Mother Earth sustains us by offering rich soil, rivers, and food for humans and animals, just a few of her many gifts. But forces work against her, destruction by fires, earthquakes, tornadoes and manmade environmental issues, yet our planet survives, picking itself up, and dusting itself off, time and time again.

Earth Day offers us the opportunity to commit to change, each in our own way. “Little Land” is a call to action, urging individuals to “… look closely and listen …” to heed our planet’s need for a helping hand, on whatever plot of “Little Land” we inhabit.

Middle Read

For years there were no laws preventing waste from being dumped in our nation’s rivers, a problem that worsened with the Industrial Revolution. Rivers in cities like Cleveland became hostile cesspools. No one cared about “… the environment or what their slop, slush, gunk and rubbish did to” once clear waters.

The Cuyahoga River became coated with a “... thick gooey layer or sludge, oil, and sewage.” When a passing train threw sparks into the combustible soup, a huge “KABOOM!” lit the sky and firemen rushed to the scene. Then life went on as usual, “HO HUM.”

In the 1960s, a movement began, driven by the passion of young people, and the foresight of Carl Stokes, Mayor of Cleveland, who said “… the days of ho-humming were over.” A combined commitment by many led to the Clear Air Act, Clean Water Act and Earth Day.
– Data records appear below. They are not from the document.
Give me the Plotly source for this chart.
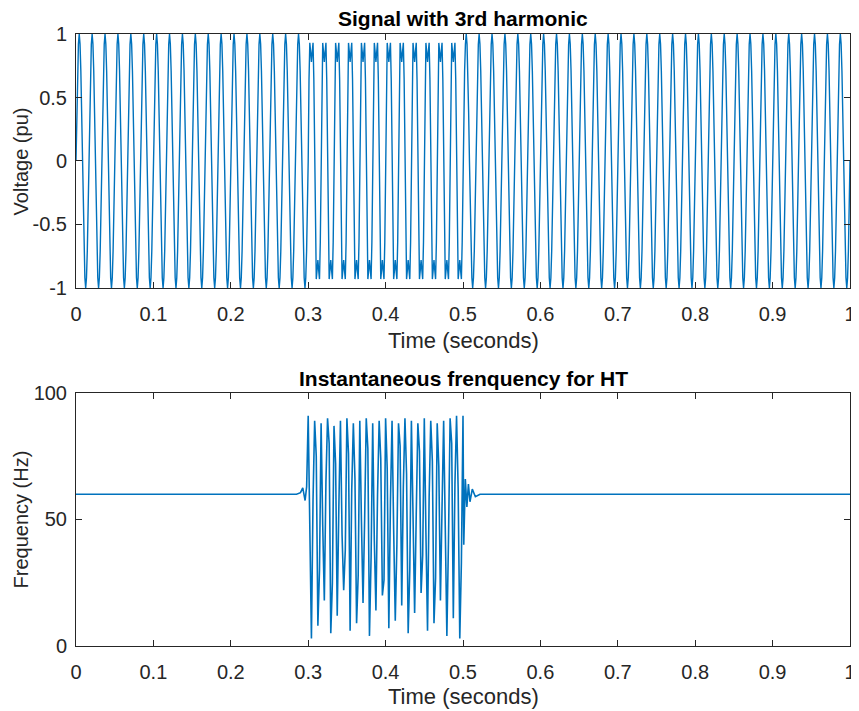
import numpy as np
import plotly.graph_objects as go

# ---------------- data ----------------
fundamental_hz = 60                 # cycles per second of the voltage
harmonic_start, harmonic_end = 0.3, 0.5   # seconds where 3rd harmonic is present
# one fundamental cycle of the clean waveform (16 samples, pu)
cycle_clean = [0.0, 0.38, 0.71, 0.92, 1.0, 0.92, 0.71, 0.38,
               0.0, -0.38, -0.71, -0.92, -1.0, -0.92, -0.71, -0.38]
# one fundamental cycle of the waveform with 3rd harmonic (16 samples, pu)
cycle_harm = [0.0, 0.64, 0.93, 0.86, 0.78, 0.86, 0.93, 0.64,
              0.0, -0.64, -0.93, -0.86, -0.78, -0.86, -0.93, -0.64]

# instantaneous frequency (Hz)
if_base = 60
if_high = [91, 89, 88, 90, 87, 89, 90, 88, 89, 90, 88, 89,
           90, 89, 88, 90, 89, 88, 90, 89, 88, 89, 90, 91]
if_fall = [40, 75, 48, 80, 72, 44, 76, 66, 50, 78, 42, 74,
           70, 46, 79, 68, 52, 77, 45, 73, 71, 47, 80, 62]
if_low = [3, 8, 18, 5, 12, 22, 6, 9, 17, 4, 14, 20,
          7, 10, 16, 5, 13, 21, 6, 9, 18, 4, 11, 3]
if_rise = [58, 30, 65, 25, 55, 38, 62, 28, 50, 35, 60, 26,
           57, 40, 63, 30, 52, 36, 59, 27, 55, 42, 64, 33]
ring_pre_t = [0.285, 0.290, 0.293, 0.296, 0.298]
ring_pre_v = [60, 60.6, 62.5, 57.5, 63]
ring_post_t = [0.501, 0.503, 0.505, 0.507, 0.509, 0.512, 0.516, 0.522]
ring_post_v = [40, 66, 55, 64, 57, 62, 59, 60]

x_ticks = [0, 0.1, 0.2, 0.3, 0.4, 0.5, 0.6, 0.7, 0.8, 0.9, 1]
x_ticklabels = ["0", "0.1", "0.2", "0.3", "0.4", "0.5", "0.6", "0.7", "0.8", "0.9", "1"]
v_ticks = [-1, -0.5, 0, 0.5, 1]
v_ticklabels = ["-1", "-0.5", "0", "0.5", "1"]
f_ticks = [0, 50, 100]
f_ticklabels = ["0", "50", "100"]

# ---------------- build traces ----------------
n_per = len(cycle_clean)
fs = fundamental_hz * n_per
t_sig, v_sig = [], []
for c in range(fundamental_hz):
    start = c / fundamental_hz
    shape = cycle_harm if harmonic_start - 1e-9 <= start < harmonic_end - 1e-9 else cycle_clean
    for i, v in enumerate(shape):
        t_sig.append(start + i / fs)
        v_sig.append(v)
t_sig.append(1.0)
v_sig.append(cycle_clean[0])

T = 1.0 / (2 * fundamental_hz)
t_if = [0.0] + ring_pre_t
f_if = [if_base] + ring_pre_v
for k in range(len(if_high)):
    t0 = harmonic_start + k * T
    t_if += [t0, t0 + T / 4, t0 + T / 2, t0 + 3 * T / 4]
    f_if += [if_high[k], if_fall[k], if_low[k], if_rise[k]]
t_if += [harmonic_end] + ring_post_t + [1.0]
f_if += [if_high[-1]] + ring_post_v + [if_base]

blue = "#0072BD"
axc = "#262626"
font = "Liberation Sans, Arial, sans-serif"

fig = go.Figure()
fig.add_trace(go.Scatter(x=t_sig, y=v_sig, mode="lines",
                         line=dict(color=blue, width=1.4), xaxis="x", yaxis="y",
                         showlegend=False, hoverinfo="skip"))
fig.add_trace(go.Scatter(x=t_if, y=f_if, mode="lines",
                         line=dict(color=blue, width=1.6), xaxis="x2", yaxis="y2",
                         showlegend=False, hoverinfo="skip"))

ax_common = dict(showline=True, linecolor=axc, linewidth=1, mirror="ticks",
                 ticks="inside", ticklen=6, tickcolor=axc, showgrid=False,
                 zeroline=False, ticklabeloverflow="allow",
                 tickfont=dict(family=font, size=20, color=axc))

fig.update_layout(
    width=851, height=703,
    margin=dict(l=68, r=3, t=26, b=65),
    paper_bgcolor="white", plot_bgcolor="white",
    font=dict(family=font, color=axc),
    xaxis=dict(domain=[0, 1], range=[0, 1], anchor="y", tickvals=x_ticks,
               ticktext=x_ticklabels, ticklabelstandoff=8, **ax_common),
    yaxis=dict(domain=[0.585, 1], range=[-1, 1], anchor="x", tickvals=v_ticks,
               ticktext=v_ticklabels, ticklabelstandoff=4, **ax_common),
    xaxis2=dict(domain=[0, 1], range=[0, 1], anchor="y2", tickvals=x_ticks,
                ticktext=x_ticklabels, ticklabelstandoff=8, **ax_common),
    yaxis2=dict(domain=[0, 0.4134], range=[0, 100], anchor="x2", tickvals=f_ticks,
                ticktext=f_ticklabels, ticklabelstandoff=4, **ax_common),
)

def ann(text, x, y, size=22, bold=False, angle=0):
    fig.add_annotation(text=f"<b>{text}</b>" if bold else text, x=x, y=y,
                       xref="paper", yref="paper", showarrow=False,
                       xanchor="center", yanchor="middle", textangle=angle,
                       borderpad=0,
                       font=dict(family=font, size=size, color="#000000" if bold else axc))

ann("Signal with 3rd harmonic", 0.5, 1.0261, size=21, bold=True)
ann("Time (seconds)", 0.5, 0.5, size=22)
ann("Voltage (pu)", -0.0705, 0.7925, size=20, angle=-90)
ann("Instantaneous frenquency for HT", 0.5, 0.4379, size=21, bold=True)
ann("Time (seconds)", 0.5, -0.0833, size=22)
ann("Frequency (Hz)", -0.0705, 0.2075, size=20, angle=-90)

fig.write_html("out.html")
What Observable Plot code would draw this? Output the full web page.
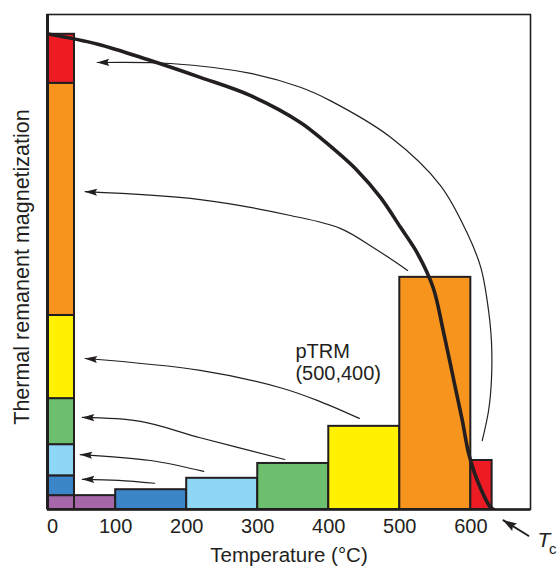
<!DOCTYPE html>
<html><head><meta charset="utf-8">
<script src="https://cdn.jsdelivr.net/npm/d3@7"></script>
<script src="https://cdn.jsdelivr.net/npm/@observablehq/plot@0.6"></script>
<style>
html,body{margin:0;padding:0;background:#fff;}
</style>
</head><body><div id="chart"></div>
<script>
// ---- data ----
const stepStart = [0, 100, 200, 300, 400, 500, 600];
const stepEnd   = [100, 200, 300, 400, 500, 600, 630];
const pTRM      = [2.8, 4.0, 6.3, 9.3, 16.8, 46.9, 9.9];
const stepColors = ["#A567A8", "#3A86C8", "#8ED6F6", "#6CBF6E", "#FFF100", "#F7941E", "#ED1C24"];

const curveT = [0, 75, 149, 219, 290, 360, 393, 440, 473, 501, 525, 547, 561, 576, 588, 597, 609, 628, 632];
const curveM = [96.2, 94.0, 90.7, 87.3, 83.6, 78.2, 74.5, 68.5, 63.0, 57.0, 51.7, 44.8, 36.2, 26.1, 18.0, 11.3, 5.9, 0.4, 0];

const arrowRed    = [[74, 90.3], [177, 90.1], [290, 88.1], [360, 85.3], [402, 82.6], [487, 75.2], [557, 65.5], [595, 55.8], [614, 48.9], [623, 42.2], [629, 34.1], [629, 26.1], [625, 20.0], [616, 13.9]];
const arrowOrange = [[57, 64.2], [219, 62.6], [346, 59.4], [416, 56.8], [463, 52.9], [511, 48.3]];
const arrowYellow = [[57, 30.5], [219, 28.1], [332, 24.6], [388, 21.8], [443, 18.4]];
const arrowGreen  = [[53, 18.6], [135, 17.8], [219, 14.5], [338, 10.1]];
const arrowLight  = [[50, 11.1], [149, 9.9], [224, 7.7]];
const arrowBlue   = [[53, 6.1], [104, 5.9], [155, 5.3]];
const arrowTc     = [[646, -2.2], [681, -5.3]];

const xTicks = [100, 200, 300, 400, 500, 600];
const zeroTick = [0];
const labelText = ["pTRM\n(500,400)"];
const labelT = [353];
const labelM = [33.7];
const xTitle = "Temperature (°C)";
const yTitle = "Thermal remanent magnetization";

// ---- build ----
const xDomain = [4, 684];
const colWidth = 42;
const ink = "#231F20";
const font = "'Liberation Sans', Arial, Helvetica, sans-serif";

const cum = d3.cumsum(pTRM);
const steps = stepStart.map((s, i) => ({start: s, end: stepEnd[i], m: pTRM[i], color: stepColors[i], lo: cum[i] - pTRM[i], hi: cum[i]}));
const curve = curveT.map((t, i) => ({t, m: curveM[i]}));
const arrowSets = {red: arrowRed, orange: arrowOrange, yellow: arrowYellow, green: arrowGreen, light: arrowLight, blue: arrowBlue};
const arrows = Object.entries(arrowSets).flatMap(([id, pts]) => pts.map(([t, m]) => ({id, t, m})));
const tcArrow = arrowTc.map(([t, m]) => ({t, m}));

function makeHead(len, half) {
  return function (color, context) {
    const doc = (context && context.document) || document;
    const ns = "http://www.w3.org/2000/svg";
    const mk = doc.createElementNS(ns, "marker");
    mk.setAttribute("viewBox", `${-len - 1} ${-half - 1} ${len + 2} ${2 * half + 2}`);
    mk.setAttribute("markerWidth", len + 2);
    mk.setAttribute("markerHeight", 2 * half + 2);
    mk.setAttribute("markerUnits", "userSpaceOnUse");
    mk.setAttribute("orient", "auto-start-reverse");
    mk.setAttribute("refX", 0);
    mk.setAttribute("refY", 0);
    const p = doc.createElementNS(ns, "path");
    p.setAttribute("d", `M0.5,0L${-len},${-half}L${-len + 2},0L${-len},${half}Z`);
    p.setAttribute("fill", ink);
    p.setAttribute("stroke", "none");
    mk.appendChild(p);
    return mk;
  };
}

const chart = Plot.plot({
  width: 559,
  height: 566,
  marginTop: 14,
  marginRight: 29,
  marginBottom: 57,
  marginLeft: 47,
  style: {fontFamily: font, fontSize: "20px", background: "#fff", color: ink},
  x: {domain: xDomain, axis: null},
  y: {domain: [0, 100], axis: null},
  color: {type: "identity"},
  marks: [
    Plot.rect(steps, {x1: "start", x2: "end", y1: 0, y2: "m", fill: "color", stroke: ink, strokeWidth: 2, clip: true}),
    Plot.rect(steps, {x1: 0, x2: colWidth, y1: "lo", y2: "hi", fill: "color", stroke: ink, strokeWidth: 2, clip: true}),
    Plot.line(arrows, {x: "t", y: "m", z: "id", curve: "catmull-rom", stroke: ink, strokeWidth: 1.2, markerStart: makeHead(12, 3.6)}),
    Plot.line(curve, {x: "t", y: "m", curve: "catmull-rom", stroke: ink, strokeWidth: 3.6, clip: true}),
    Plot.line(tcArrow, {x: "t", y: "m", stroke: ink, strokeWidth: 2, markerStart: makeHead(13, 4.5)}),
    Plot.text(labelText, {x: labelT, y: labelM, text: d => d, textAnchor: "start", lineAnchor: "top", lineHeight: 1.08, fontSize: 20, fill: ink}),
    Plot.text(["T"], {x: [694], y: [-6.3], text: d => d, textAnchor: "start", fontSize: 21, fontStyle: "italic", fill: ink}),
    Plot.text(["c"], {x: [710], y: [-8.0], text: d => d, textAnchor: "start", fontSize: 15, fill: ink}),
    Plot.axisX(xTicks, {tickSize: 0, tickPadding: 9, fontSize: 20, fill: ink}),
    Plot.axisX(zeroTick, {tickSize: 0, tickPadding: 9, fontSize: 20, fill: ink, dx: 8}),
    Plot.text([xTitle], {frameAnchor: "bottom", text: d => d, lineAnchor: "top", dy: 38, fontSize: 20.5, fill: ink}),
    Plot.text([yTitle], {frameAnchor: "left", text: d => d, textAnchor: "middle", lineAnchor: "middle", rotate: -90, dx: -25, dy: 5, fontSize: 21.5, fill: ink}),
    Plot.frame({stroke: ink, strokeWidth: 1.6}),
    Plot.ruleX([xDomain[0]], {stroke: ink, strokeWidth: 3}),
    Plot.ruleY([0], {stroke: ink, strokeWidth: 2.6})
  ]
});
document.getElementById("chart").appendChild(chart);
</script>
</body></html>
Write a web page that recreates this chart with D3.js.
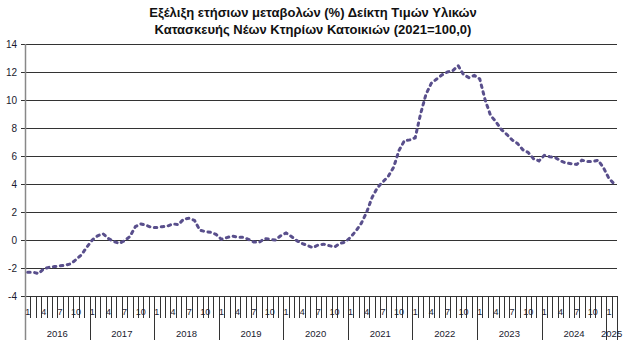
<!DOCTYPE html>
<html>
<head>
<meta charset="utf-8">
<script src="https://cdn.jsdelivr.net/npm/d3@7"></script>
<style>
  body { margin: 0; background: #fff; }
  text { font-family: "Liberation Sans", Arial, sans-serif; }
</style>
</head>
<body>
<div id="chart"></div>
<script>
// data (annual % change, monthly, Jan 2016 - Feb 2025)
const years = [2016, 2017, 2018, 2019, 2020, 2021, 2022, 2023, 2024, 2025];
const monthLabels = [1, 4, 7, 10];
const yTicks = [-4, -2, 0, 2, 4, 6, 8, 10, 12, 14];
const titleLines = [
    "Εξέλιξη ετήσιων μεταβολών (%) Δείκτη Τιμών Υλικών",
    "Κατασκευής Νέων Κτηρίων Κατοικιών (2021=100,0)"
];
const v2016 = [-2.3, -2.3, -2.4, -2.05, -1.95, -1.9, -1.85, -1.8, -1.7, -1.4, -1.05, -0.5];
const v2017 = [0.0, 0.3, 0.45, 0.1, -0.1, -0.25, -0.05, 0.25, 0.95, 1.15, 1.05, 0.9];
const v2018 = [0.9, 0.95, 1.0, 1.15, 1.1, 1.5, 1.55, 1.4, 0.7, 0.6, 0.55, 0.4];
const v2019 = [0.05, 0.17, 0.28, 0.2, 0.2, 0.05, -0.14, -0.17, 0.1, 0.05, 0.0, 0.3];
const v2020 = [0.5, 0.25, -0.05, -0.25, -0.4, -0.55, -0.35, -0.3, -0.4, -0.5, -0.25, -0.15];
const v2021 = [0.2, 0.65, 1.2, 2.0, 3.05, 3.75, 4.15, 4.55, 5.2, 6.4, 7.1, 7.15];
const v2022 = [7.3, 9.0, 10.4, 11.2, 11.5, 11.8, 12.0, 12.1, 12.45, 11.8, 11.6, 11.75];
const v2023 = [11.5, 10.0, 8.9, 8.45, 7.9, 7.55, 7.15, 6.9, 6.45, 6.25, 5.8, 5.65];
const v2024 = [6.05, 5.95, 5.9, 5.65, 5.5, 5.45, 5.4, 5.7, 5.6, 5.6, 5.7, 5.15];
const v2025 = [4.4, 4.0];

const yearValues = [v2016, v2017, v2018, v2019, v2020, v2021, v2022, v2023, v2024, v2025];

const W = 624, H = 352;
const margin = {l: 25, r: 7, t: 44, b: 56};

let points = [];
yearValues.forEach(function(arr, yi) {
    arr.forEach(function(v, mi) {
        points.push({year: years[yi], month: mi + 1, value: v, i: points.length});
    });
});

const svg = d3.select("#chart").append("svg")
    .attr("width", W)
    .attr("height", H);

svg.append("rect").attr("width", W).attr("height", H).attr("fill", "#fff");

const x = d3.scaleBand()
    .domain(points.map(d => d.i))
    .range([margin.l, W - margin.r]);
const y = d3.scaleLinear()
    .domain([-4, 14])
    .range([H - margin.b, margin.t]);

// title
svg.append("g").selectAll("text")
    .data(titleLines)
    .enter().append("text")
    .attr("x", W / 2 + 1)
    .attr("y", (d, i) => 17 + i * 17)
    .attr("text-anchor", "middle")
    .attr("font-size", 13)
    .attr("font-weight", "bold")
    .attr("fill", "#111")
    .text(d => d);

// gridlines
svg.append("g").selectAll("line")
    .data(yTicks)
    .enter().append("line")
    .attr("x1", margin.l - 4)
    .attr("x2", W - margin.r)
    .attr("y1", d => Math.round(y(d)) + 0.5)
    .attr("y2", d => Math.round(y(d)) + 0.5)
    .attr("stroke", "#333")
    .attr("stroke-width", 1);

// y labels
svg.append("g").selectAll("text")
    .data(yTicks)
    .enter().append("text")
    .attr("x", margin.l - 8)
    .attr("y", d => y(d) + 3.5)
    .attr("text-anchor", "end")
    .attr("font-size", 10)
    .attr("fill", "#1a1a2e")
    .text(d => d);

// y axis line
svg.append("line")
    .attr("x1", margin.l + 0.5).attr("x2", margin.l + 0.5)
    .attr("y1", y(14)).attr("y2", y(-4))
    .attr("stroke", "#888")
    .attr("stroke-width", 1.5);

// x axis: month ticks and year separators
const bottom = y(-4);
const xg = svg.append("g");
xg.selectAll("line.m")
    .data(points)
    .enter().append("line")
    .attr("class", "m")
    .attr("x1", d => Math.round(x(d.i) + x.bandwidth()) + 0.5)
    .attr("x2", d => Math.round(x(d.i) + x.bandwidth()) + 0.5)
    .attr("y1", bottom)
    .attr("y2", d => d.month === 12 || d.i === points.length - 1 ? bottom + 44 : bottom + 22)
    .attr("stroke", "#333")
    .attr("stroke-width", 1);
xg.append("line")
    .attr("x1", margin.l + 0.5).attr("x2", margin.l + 0.5)
    .attr("y1", bottom).attr("y2", bottom + 44)
    .attr("stroke", "#888")
    .attr("stroke-width", 1.5);

xg.selectAll("text.m")
    .data(points.filter(d => monthLabels.includes(d.month)))
    .enter().append("text")
    .attr("class", "m")
    .attr("x", d => x(d.i) + x.bandwidth() / 2)
    .attr("y", bottom + 19)
    .attr("text-anchor", "middle")
    .attr("font-size", 9)
    .attr("fill", "#1a1a2e")
    .text(d => d.month);

xg.selectAll("text.y")
    .data(years)
    .enter().append("text")
    .attr("class", "y")
    .attr("x", function(yr) {
        const pts = points.filter(d => d.year === yr);
        const a = x(pts[0].i), b = x(pts[pts.length - 1].i) + x.bandwidth();
        return (a + b) / 2;
    })
    .attr("y", bottom + 41)
    .attr("text-anchor", "middle")
    .attr("font-size", 9.5)
    .attr("fill", "#1a1a2e")
    .text(d => d);

// series line
const line = d3.line()
    .x(d => x(d.i) + x.bandwidth() / 2)
    .y(d => y(d.value));

svg.append("path")
    .datum(points)
    .attr("d", line)
    .attr("fill", "none")
    .attr("stroke", "#594f8c")
    .attr("stroke-width", 3)
    .attr("stroke-linecap", "round")
    .attr("stroke-dasharray", "2.5,4.5");
</script>
</body>
</html>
This important, interesting book is enhanced with action-packed, dramatic Illustrations by Jessie Hartland.

Oldest Read

The main character in “Haven Jacobs Saves the Planet” a must-read by Barbara Dee, has eco-anxiety—concern about the environment keeping her up at night. Haven’s in middle school and her obsessiveness surrounding issues, like global warming, consume her thoughts. When Haven’s family goes fishing, she objects that they’re killing fish, and when her teacher shows a video about the icebergs melting in Antarctica, Haven can’t get the penguins’ possible plight off her mind.

Haven’s embarrassed about her feelings and gets exasperated that her parents and friends don’t understand her. Haven’s parents have things on their minds too, Haven’s dad just started a job at Gemba, a new factory in town, and her brother is in a whole different world, tussles between them continuous.

Things come to a head when Haven gets involved with a class project to analyze water in the local Belmont River, where her brother told her frogs and other wildlife is abundant. But the class discovers this is no longer the case, a truly shocking discovery that takes hold of Haven’s psyche. Haven is certain that something is amiss but what can she do, with her father employed at the very plant she suspects might be polluting the water.

Haven is a formidable, driven force in this relatable story that not only focuses on the issue of global warming, but on the slippery slope of maintaining adolescent friendships. Just when you think you have this page-turner figured out, Dee slips in a surprise you don’t see coming.